Industry evolution will likely result in two different breeds of branches: "transaction" branches and "advice" branches.

There is a common expectation that the banking industry's 60,000-plus branches will move completely away from transactions and eventually deliver financial advice exclusively.

This is unlikely to happen any time soon. A retail bank branch may open 200 to 300 new accounts in the same month that it conducts 20,000 to 30,000 teller transactions. With these kinds of numbers, does anyone believe that most people are walking into a branch today for advice?

There will always be a place for the small, fast and convenient transaction branch. Think of the transaction branch as a financial "Superpumper" with rows of drive-through ATMs, one or two drive-up tellers, and a single financial valet for the occasional account opening or customer service request.

The live call center also will become a primary channel for nonroutine transactions. Bankers need to take a hard look at their call center technology and the skills of the employees answering the phone. Call Fidelity Investments or USAA to hear what a customer service experience should be like.

Financial advice will be delivered through specialized locations and outbound professionals.

The branch will still be a viable place for delivering financial advice.

The "advice" branch is analogous to the auto service mall. Instead of brakes, mufflers and oil changes, you will have banking, investments, mortgage, and insurance.

To attract customers, advice branches will have to create an entertaining retail experience like Barnes & Noble has done with books and Home Depot has done with hardware.

However, the "advice" branch will not have to exist on every corner. Charles Schwab uses only 250 branches nationwide to service $200 billion of assets under management. Financial advice also can be delivered entirely by outbound agents at the home or office.

With all these competitive options, it is doubtful that consumers will drive to an interactive video kiosk to get financial advice.

Nor will more than a small segment of consumers seek financial advice entirely through their PCs, (though this may change when high-speed interactive video can be pumped into the home.)

Instead of focusing on self-service technology, the winners in the financial advice game will focus on the competency of their people and the speed of their processes.

The branch will do little to differentiate banks competitively in this arena, except for the unique competitor who can truly integrate banking, insurance, and investment products. The delivery of these diverse products in most banks today resembles a Turkish bazaar. It will have to improve significantly for those expecting to add value as relationship managers.

Final thoughts: A common-sense approach to channel mix.

We are entering an exciting period of bank delivery where all bets are off. With new retailing concepts, technology developments and strategic alliances, no single formula will work for every bank. Instead, each bank will have to find the right blend of creativity and common sense that works for its strategy.
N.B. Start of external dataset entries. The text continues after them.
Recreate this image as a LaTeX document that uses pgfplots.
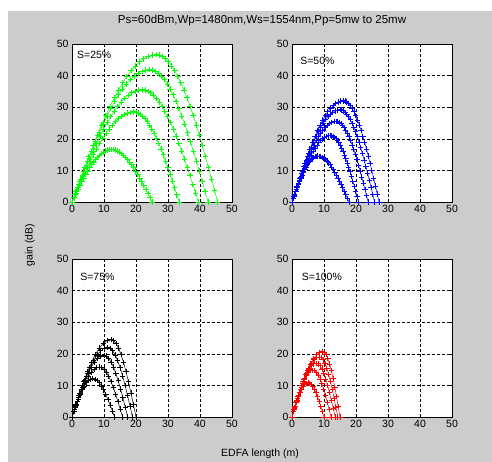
\documentclass[border=0pt]{standalone}
\usepackage{fontspec}
\setmainfont{Liberation Sans}
\usepackage{pgfplots}
\usepackage{pgfplotstable}
\pgfplotsset{compat=1.18}
\definecolor{figbg}{RGB}{204,204,204}
\definecolor{mgreen}{RGB}{0,255,0}
\definecolor{mblue}{RGB}{0,0,255}
\definecolor{mred}{RGB}{255,0,0}

\pgfplotstableread{
a1 b1 a2 b2 a3 b3 a4 b4 a5 b5
0 0 0 0 0 0 0 0 0 0
0.62 1.30 0.965 2.24 1.1 2.79 1.215 3.29 1.32 3.66
1.24 2.60 1.93 4.46 2.2 5.55 2.43 6.55 2.64 7.29
1.86 3.87 2.895 6.65 3.3 8.29 3.645 9.78 3.96 10.88
2.48 5.13 3.86 8.81 4.4 10.97 4.86 12.95 5.28 14.40
3.10 6.35 4.825 10.91 5.5 13.59 6.075 16.04 6.60 17.83
3.72 7.54 5.79 12.94 6.6 16.12 7.29 19.02 7.92 21.16
4.34 8.67 6.755 14.89 7.7 18.55 8.505 21.89 9.24 24.35
4.96 9.76 7.72 16.75 8.8 20.87 9.72 24.63 10.56 27.39
5.58 10.78 8.685 18.51 9.9 23.05 10.935 27.21 11.88 30.26
6.2 11.74 9.65 20.15 11 25.10 12.15 29.63 13.2 32.95
6.82 12.62 10.615 21.67 12.1 26.99 13.365 31.86 14.52 35.43
7.44 13.43 11.58 23.06 13.2 28.72 14.58 33.90 15.84 37.70
8.06 14.15 12.545 24.30 14.3 30.27 15.795 35.72 17.16 39.73
8.68 14.79 13.51 25.39 15.4 31.63 17.01 37.33 18.48 41.52
9.30 15.34 14.475 26.33 16.5 32.80 18.225 38.71 19.80 43.05
9.92 15.79 15.44 27.11 17.6 33.76 19.44 39.85 21.12 44.32
10.54 16.14 16.405 27.71 18.7 34.52 20.655 40.74 22.44 45.31
11.16 16.40 17.37 28.15 19.8 35.06 21.87 41.38 23.76 46.03
11.78 16.55 18.335 28.41 20.9 35.39 23.085 41.77 25.08 46.46
12.4 16.6 19.3 28.5 22 35.5 24.3 41.9 26.4 46.6
13.03 16.55 20.01 28.41 22.875 35.39 25.21 41.77 27.355 46.46
13.66 16.40 20.72 28.15 23.75 35.06 26.12 41.38 28.31 46.03
14.29 16.14 21.43 27.71 24.625 34.52 27.03 40.74 29.265 45.31
14.92 15.79 22.14 27.11 25.5 33.76 27.94 39.85 30.22 44.32
15.55 15.34 22.85 26.33 26.375 32.80 28.85 38.71 31.175 43.05
16.18 14.79 23.56 25.39 27.25 31.63 29.76 37.33 32.13 41.52
16.81 14.15 24.27 24.30 28.125 30.27 30.67 35.72 33.085 39.73
17.44 13.43 24.98 23.06 29 28.72 31.58 33.90 34.04 37.70
18.07 12.62 25.69 21.67 29.875 26.99 32.49 31.86 34.995 35.43
18.7 11.74 26.4 20.15 30.75 25.10 33.4 29.63 35.95 32.95
19.33 10.78 27.11 18.51 31.625 23.05 34.31 27.21 36.905 30.26
19.96 9.76 27.82 16.75 32.5 20.87 35.22 24.63 37.86 27.39
20.59 8.67 28.53 14.89 33.375 18.55 36.13 21.89 38.815 24.35
21.22 7.54 29.24 12.94 34.25 16.12 37.04 19.02 39.77 21.16
21.85 6.35 29.95 10.91 35.125 13.59 37.95 16.04 40.725 17.83
22.48 5.13 30.66 8.81 36 10.97 38.86 12.95 41.68 14.40
23.11 3.87 31.37 6.65 36.875 8.29 39.77 9.78 42.635 10.88
23.74 2.60 32.08 4.46 37.75 5.55 40.68 6.55 43.59 7.29
24.37 1.30 32.79 2.24 38.625 2.79 41.59 3.29 44.545 3.66
25.0 0 33.5 0 39.5 0 42.5 0 45.5 0
}\tA

\pgfplotstableread{
a1 b1 a2 b2 a3 b3 a4 b4 a5 b5
0 0 0 0 0 0 0 0 0 0
0.4 1.14 0.6 1.65 0.69 2.00 0.75 2.29 0.8 2.51
0.8 2.27 1.2 3.28 1.38 3.99 1.5 4.57 1.6 5.01
1.2 3.38 1.8 4.90 2.07 5.95 2.25 6.82 2.4 7.47
1.6 4.48 2.4 6.49 2.76 7.88 3.0 9.02 3.2 9.89
2.0 5.55 3.0 8.04 3.45 9.76 3.75 11.17 4.0 12.25
2.4 6.58 3.6 9.53 4.14 11.58 4.5 13.26 4.8 14.53
2.8 7.58 4.2 10.97 4.83 13.32 5.25 15.26 5.6 16.72
3.2 8.52 4.8 12.34 5.52 14.99 6.0 17.16 6.4 18.81
3.6 9.42 5.4 13.64 6.21 16.56 6.75 18.96 7.2 20.78
4.0 10.25 6.0 14.85 6.9 18.03 7.5 20.65 8.0 22.63
4.4 11.03 6.6 15.97 7.59 19.39 8.25 22.20 8.8 24.33
4.8 11.73 7.2 16.99 8.28 20.63 9.0 23.62 9.6 25.89
5.2 12.36 7.8 17.90 8.97 21.74 9.75 24.90 10.4 27.28
5.6 12.92 8.4 18.71 9.66 22.72 10.5 26.02 11.2 28.51
6.0 13.40 9.0 19.40 10.35 23.56 11.25 26.98 12.0 29.56
6.4 13.79 9.6 19.97 11.04 24.25 12.0 27.77 12.8 30.44
6.8 14.10 10.2 20.42 11.73 24.80 12.75 28.39 13.6 31.12
7.2 14.32 10.8 20.74 12.42 25.19 13.5 28.84 14.4 31.61
7.6 14.46 11.4 20.93 13.11 25.42 14.25 29.11 15.2 31.90
8.0 14.5 12.0 21.0 13.8 25.5 15.0 29.2 16.0 32.0
8.49 14.46 12.44 20.93 14.3 25.42 15.54 29.11 16.56 31.90
8.98 14.32 12.88 20.74 14.8 25.19 16.08 28.84 17.12 31.61
9.47 14.10 13.32 20.42 15.3 24.80 16.62 28.39 17.68 31.12
9.96 13.79 13.76 19.97 15.8 24.25 17.16 27.77 18.24 30.44
10.45 13.40 14.20 19.40 16.3 23.56 17.70 26.98 18.80 29.56
10.94 12.92 14.64 18.71 16.8 22.72 18.24 26.02 19.36 28.51
11.43 12.36 15.08 17.90 17.3 21.74 18.78 24.90 19.92 27.28
11.92 11.73 15.52 16.99 17.8 20.63 19.32 23.62 20.48 25.89
12.41 11.03 15.96 15.97 18.3 19.39 19.86 22.20 21.04 24.33
12.9 10.25 16.4 14.85 18.8 18.03 20.4 20.65 21.6 22.63
13.39 9.42 16.84 13.64 19.3 16.56 20.94 18.96 22.16 20.78
13.88 8.52 17.28 12.34 19.8 14.99 21.48 17.16 22.72 18.81
14.37 7.58 17.72 10.97 20.3 13.32 22.02 15.26 23.28 16.72
14.86 6.58 18.16 9.53 20.8 11.58 22.56 13.26 23.84 14.53
15.35 5.55 18.60 8.04 21.3 9.76 23.10 11.17 24.40 12.25
15.84 4.48 19.04 6.49 21.8 7.88 23.64 9.02 24.96 9.89
16.33 3.38 19.48 4.90 22.3 5.95 24.18 6.82 25.52 7.47
16.82 2.27 19.92 3.28 22.8 3.99 24.72 4.57 26.08 5.01
17.31 1.14 20.36 1.65 23.3 2.00 25.26 2.29 26.64 2.51
17.8 0 20.8 0 23.8 0 25.8 0 27.2 0
}\tB

\pgfplotstableread{
a1 b1 a2 b2 a3 b3 a4 b4 a5 b5
0 0 0 0 0 0 0 0 0 0
0.65 1.89 0.86 2.47 1 3.05 1.12 3.44 1.22 3.83
1.3 3.74 1.72 4.88 2 6.03 2.24 6.80 2.44 7.57
1.95 5.49 2.58 7.17 3 8.85 3.36 9.99 3.66 11.12
2.6 7.11 3.44 9.29 4 11.46 4.48 12.93 4.88 14.40
3.25 8.56 4.3 11.17 5 13.79 5.6 15.56 6.1 17.32
3.9 9.79 5.16 12.78 6 15.78 6.72 17.80 7.32 19.82
4.55 10.78 6.02 14.08 7 17.37 7.84 19.60 8.54 21.83
5.2 11.51 6.88 15.03 8 18.55 8.96 20.92 9.76 23.30
5.85 11.95 7.74 15.61 9 19.26 10.08 21.73 10.98 24.20
6.5 12.1 8.6 15.8 10 19.5 11.2 22.0 12.2 24.5
7.18 11.95 9.32 15.61 10.74 19.26 11.97 21.73 12.98 24.20
7.86 11.51 10.04 15.03 11.48 18.55 12.74 20.92 13.76 23.30
8.54 10.78 10.76 14.08 12.22 17.37 13.51 19.60 14.54 21.83
9.22 9.79 11.48 12.78 12.96 15.78 14.28 17.80 15.32 19.82
9.9 8.56 12.2 11.17 13.7 13.79 15.05 15.56 16.1 17.32
10.58 7.11 12.92 9.29 14.44 11.46 15.82 12.93 16.88 14.40
11.26 5.49 13.64 7.17 15.18 8.85 16.59 9.99 17.66 11.12
11.94 3.74 14.36 4.88 15.92 6.03 17.36 6.80 18.44 7.57
12.62 1.89 15.08 2.47 16.66 3.05 18.13 3.44 19.22 3.83
13.3 0 15.8 0 17.4 0 18.9 0 20.0 0
}\tC

\pgfplotstableread{
a1 b1 a2 b2 a3 b3 a4 b4 a5 b5
0 0 0 0 0 0 0 0 0 0
0.5 1.69 0.65 2.32 0.76 2.66 0.86 2.97 0.96 3.24
1.0 3.34 1.3 4.57 1.52 5.25 1.72 5.87 1.92 6.40
1.5 4.90 1.95 6.72 2.28 7.72 2.58 8.63 2.88 9.40
2.0 6.35 2.6 8.70 3.04 9.99 3.44 11.17 3.84 12.17
2.5 7.64 3.25 10.47 3.8 12.02 4.3 13.43 4.8 14.64
3.0 8.74 3.9 11.97 4.56 13.75 5.16 15.37 5.76 16.75
3.5 9.62 4.55 13.19 5.32 15.15 6.02 16.93 6.72 18.44
4.0 10.27 5.2 14.08 6.08 16.17 6.88 18.07 7.68 19.69
4.5 10.67 5.85 14.62 6.84 16.79 7.74 18.77 8.64 20.45
5.0 10.8 6.5 14.8 7.6 17.0 8.6 19.0 9.6 20.7
5.5 10.67 7.07 14.62 8.19 16.79 9.17 18.77 10.14 20.45
6.0 10.27 7.64 14.08 8.78 16.17 9.74 18.07 10.68 19.69
6.5 9.62 8.21 13.19 9.37 15.15 10.31 16.93 11.22 18.44
7.0 8.74 8.78 11.97 9.96 13.75 10.88 15.37 11.76 16.75
7.5 7.64 9.35 10.47 10.55 12.02 11.45 13.43 12.3 14.64
8.0 6.35 9.92 8.70 11.14 9.99 12.02 11.17 12.84 12.17
8.5 4.90 10.49 6.72 11.73 7.72 12.59 8.63 13.38 9.40
9.0 3.34 11.06 4.57 12.32 5.25 13.16 5.87 13.92 6.40
9.5 1.69 11.63 2.32 12.91 2.66 13.73 2.97 14.46 3.24
10.0 0 12.2 0 13.5 0 14.3 0 15.0 0
}\tD

\pgfplotsset{
  panel/.style={
    scale only axis, width=160pt, height=158pt,
    anchor=south west,
    xmin=0, xmax=50, ymin=0, ymax=50,
    xtick={0,10,...,50}, ytick={0,10,...,50},
    grid=major,
    major grid style={black, dash pattern=on 2.5pt off 2.5pt, line width=0.5pt},
    axis line style={black, line width=0.6pt},
    tick style={black, line width=0.5pt},
    tick align=inside, major tick length=3pt,
    axis background/.style={fill=white},
    ticklabel style={font=\fontsize{10.5}{12}\selectfont},
    /pgf/number format/assume math mode=true,
    clip=true,
  },
  curve/.style={line width=0.5pt, mark=+, mark size=2.7pt,
    mark options={line width=0.9pt, solid}},
}

\begin{document}
\begin{tikzpicture}[x=1pt,y=1pt]
\path[use as bounding box] (0,0) rectangle (492,462);
\fill[figbg] (8,0) rectangle (492,451);

\node[font=\fontsize{11.5}{13}\selectfont] at (262,441) {Ps=60dBm,Wp=1480nm,Ws=1554nm,Pp=5mw to 25mw};
\node[font=\fontsize{10.5}{12}\selectfont, rotate=90] at (30,217) {gain (dB)};
\node[font=\fontsize{10.5}{12}\selectfont] at (260,8) {EDFA length (m)};

\begin{axis}[panel, at={(72pt,260pt)}]
\pgfplotsinvokeforeach{1,...,5}{\addplot[curve, color=mgreen] table[x=a#1,y=b#1]{\tA};}
\node[anchor=north west, font=\fontsize{10.5}{12}\selectfont] at (rel axis cs:0.01,0.975) {S=25\%};
\end{axis}

\begin{axis}[panel, at={(292pt,260pt)}]
\pgfplotsinvokeforeach{1,...,5}{\addplot[curve, color=mblue] table[x=a#1,y=b#1]{\tB};}
\node[anchor=north west, font=\fontsize{10.5}{12}\selectfont] at (rel axis cs:0.03,0.94) {S=50\%};
\end{axis}

\begin{axis}[panel, at={(72pt,45pt)}]
\pgfplotsinvokeforeach{1,...,5}{\addplot[curve, color=black] table[x=a#1,y=b#1]{\tC};}
\node[anchor=north west, font=\fontsize{10.5}{12}\selectfont] at (rel axis cs:0.03,0.93) {S=75\%};
\end{axis}

\begin{axis}[panel, at={(292pt,45pt)}]
\pgfplotsinvokeforeach{1,...,5}{\addplot[curve, color=mred] table[x=a#1,y=b#1]{\tD};}
\node[anchor=north west, font=\fontsize{10.5}{12}\selectfont] at (rel axis cs:0.04,0.93) {S=100\%};
\end{axis}
\end{tikzpicture}
\end{document}
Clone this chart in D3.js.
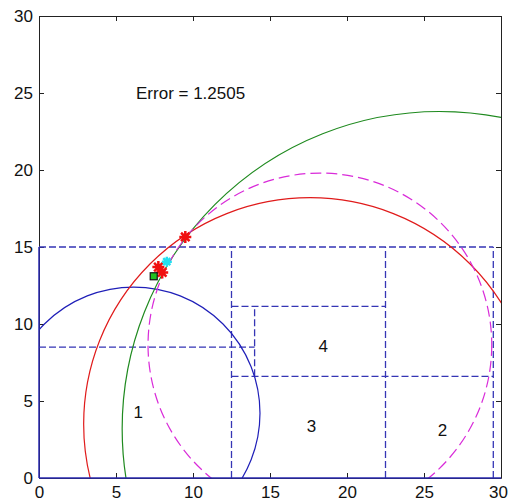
<!DOCTYPE html>
<html>
<head>
<meta charset="utf-8">
<script src="https://cdn.jsdelivr.net/npm/d3@7"></script>
<style>
  body { margin: 0; background: #fff; }
  text { font-family: "Liberation Sans", Arial, sans-serif; fill: #111; }
</style>
</head>
<body>
<div class="chart"></div>
<script>
// circles (center x, center y, radius)
var circleNames = ["blue", "red", "green", "magenta"];
var circleCx = [6.15, 17.6, 26.0, 18.24];
var circleCy = [4.2, 3.5, 3.2, 8.64];
var circleR = [8.2, 14.7, 20.6, 11.16];

// dashed partition lines
var segX1 = [0, 0, 12.5, 12.5, 14, 12.5, 22.5, 29.5];
var segY1 = [15, 8.5, 0, 11.15, 6.6, 6.6, 0, 0];
var segX2 = [29.5, 14, 12.5, 22.5, 14, 29.5, 22.5, 29.5];
var segY2 = [15, 8.5, 15, 11.15, 11.15, 6.6, 15, 15];

// solid edges of the region along the axes
var edgeX1 = [0, 0];
var edgeY1 = [0, 0];
var edgeX2 = [30, 0];
var edgeY2 = [0, 15];

// markers
var redStarX = [9.5, 7.75, 8.0];
var redStarY = [15.65, 13.7, 13.35];
var cyanStarX = [8.3];
var cyanStarY = [14.05];
var squareX = [7.45];
var squareY = [13.1];

// region labels
var regionLabels = ["1", "2", "3", "4"];
var regionX = [6.45, 26.2, 17.7, 18.45];
var regionY = [4.3, 3.1, 3.35, 8.6];

var errorText = "Error = 1.2505";
var errorX = 6.3, errorY = 25.0;

var ticks = [0, 5, 10, 15, 20, 25, 30];

var margin = {top: 16, right: 7, bottom: 24, left: 39},
  width = 462,
  height = 462;

var svg = d3.select(".chart")
  .append("svg")
    .attr("width", 508)
    .attr("height", 502)
  .append("g")
    .attr("transform", "translate(" + margin.left + "," + margin.top + ")");

var x = d3.scaleLinear().domain([0, 30]).range([0, width]);
var y = d3.scaleLinear().domain([0, 30]).range([height, 0]);

svg.append("clipPath").attr("id", "plotclip")
  .append("rect").attr("width", width).attr("height", height);

var colors = {blue: "#1f1fb8", red: "#e01b1b", green: "#1f8a1f", magenta: "#d92bd9"};

// axes, ticks pointing inward
function styleAxis(g) {
  g.select(".domain").attr("stroke", "#222");
  g.selectAll(".tick line").attr("stroke", "#222");
  g.selectAll(".tick text").attr("font-size", "17px").attr("fill", "#111")
    .style("font-family", "'Liberation Sans', Arial, sans-serif");
}
var xAxisG = svg.append("g").attr("transform", "translate(0," + height + ")")
  .call(d3.axisBottom(x).tickValues(ticks).tickSizeInner(-5).tickSizeOuter(0).tickPadding(8))
  .call(styleAxis);
// last label sits at the window edge, nudge it in
xAxisG.selectAll(".tick text").filter(function(d) { return d === 30; }).attr("dx", "-3");

svg.append("g")
  .call(d3.axisLeft(y).tickValues(ticks).tickSizeInner(-5).tickSizeOuter(0).tickPadding(6))
  .call(styleAxis);
svg.append("g")
  .call(d3.axisTop(x).tickValues(ticks).tickSizeInner(-5).tickSizeOuter(0).tickFormat(""))
  .call(styleAxis);
svg.append("g").attr("transform", "translate(" + width + ",0)")
  .call(d3.axisRight(y).tickValues(ticks).tickSizeInner(-5).tickSizeOuter(0).tickFormat(""))
  .call(styleAxis);

var plot = svg.append("g").attr("clip-path", "url(#plotclip)");

// dashed partition
plot.selectAll(".seg")
  .data(d3.range(segX1.length))
  .enter().append("line")
    .attr("class", "seg")
    .attr("x1", function(i) { return x(segX1[i]); })
    .attr("y1", function(i) { return y(segY1[i]); })
    .attr("x2", function(i) { return x(segX2[i]); })
    .attr("y2", function(i) { return y(segY2[i]); })
    .attr("stroke", "#3535b5")
    .attr("stroke-width", 1.3)
    .attr("stroke-dasharray", "7,3");

svg.selectAll(".edge")
  .data(d3.range(edgeX1.length))
  .enter().append("line")
    .attr("class", "edge")
    .attr("x1", function(i) { return x(edgeX1[i]); })
    .attr("y1", function(i) { return y(edgeY1[i]); })
    .attr("x2", function(i) { return x(edgeX2[i]); })
    .attr("y2", function(i) { return y(edgeY2[i]); })
    .attr("stroke", "#2a2ab0")
    .attr("stroke-width", 1.5);

// circles
plot.selectAll(".circ")
  .data(d3.range(circleNames.length))
  .enter().append("circle")
    .attr("class", "circ")
    .attr("cx", function(i) { return x(circleCx[i]); })
    .attr("cy", function(i) { return y(circleCy[i]); })
    .attr("r", function(i) { return x(circleR[i]) - x(0); })
    .attr("fill", "none")
    .attr("stroke", function(i) { return colors[circleNames[i]]; })
    .attr("stroke-width", 1.2)
    .attr("stroke-dasharray", function(i) { return circleNames[i] === "magenta" ? "11,5" : null; });

// asterisk marker
function asterisk(s) {
  var d = s * 0.7071;
  return "M" + (-s) + ",0L" + s + ",0M0," + (-s) + "L0," + s +
    "M" + (-d) + "," + (-d) + "L" + d + "," + d +
    "M" + (-d) + "," + d + "L" + d + "," + (-d);
}

plot.selectAll(".rstar")
  .data(d3.range(redStarX.length))
  .enter().append("path")
    .attr("class", "rstar")
    .attr("transform", function(i) { return "translate(" + x(redStarX[i]) + "," + y(redStarY[i]) + ")"; })
    .attr("d", asterisk(6))
    .attr("stroke", "#f01010")
    .attr("stroke-width", 2.5)
    .attr("fill", "none");

plot.selectAll(".cstar")
  .data(d3.range(cyanStarX.length))
  .enter().append("path")
    .attr("class", "cstar")
    .attr("transform", function(i) { return "translate(" + x(cyanStarX[i]) + "," + y(cyanStarY[i]) + ")"; })
    .attr("d", asterisk(5))
    .attr("stroke", "#22e0f0")
    .attr("stroke-width", 2.5)
    .attr("fill", "none");

plot.selectAll(".sq")
  .data(d3.range(squareX.length))
  .enter().append("rect")
    .attr("class", "sq")
    .attr("x", function(i) { return x(squareX[i]) - 3.5; })
    .attr("y", function(i) { return y(squareY[i]) - 3.5; })
    .attr("width", 7)
    .attr("height", 7)
    .attr("fill", "#20c020")
    .attr("stroke", "#111")
    .attr("stroke-width", 1.2);

// texts
svg.append("text")
  .attr("x", x(errorX))
  .attr("y", y(errorY))
  .attr("dy", "0.35em")
  .attr("font-size", "17px")
  .text(errorText);

svg.selectAll(".region")
  .data(d3.range(regionLabels.length))
  .enter().append("text")
    .attr("class", "region")
    .attr("x", function(i) { return x(regionX[i]); })
    .attr("y", function(i) { return y(regionY[i]); })
    .attr("dy", "0.35em")
    .attr("text-anchor", "middle")
    .attr("font-size", "17px")
    .text(function(i) { return regionLabels[i]; });
</script>
</body>
</html>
Most importantly, banks need to let each delivery channel play to its strength:

*Use self-service technology for routine transactions and emphasize the technology preferred by customers, not technologists.

*Do not try to make financial planners out of tellers and entry-level customer-service employees - let them be the lightning-fast perfectionists for nonroutine transactions.

*Do not rely on software and interactive kiosks to deliver financial advice to your customers. Instead, worry about the quality of your advisers and the technology tools they have to do their jobs.

Retail delivery will be more convenient, competitive and eclectic in the years ahead. Bankers should ponder just how the branch will fit in next time they swipe their plastic at the gas station.

Mr. Williams is managing director at M One Inc., a consulting firm based in Phoenix.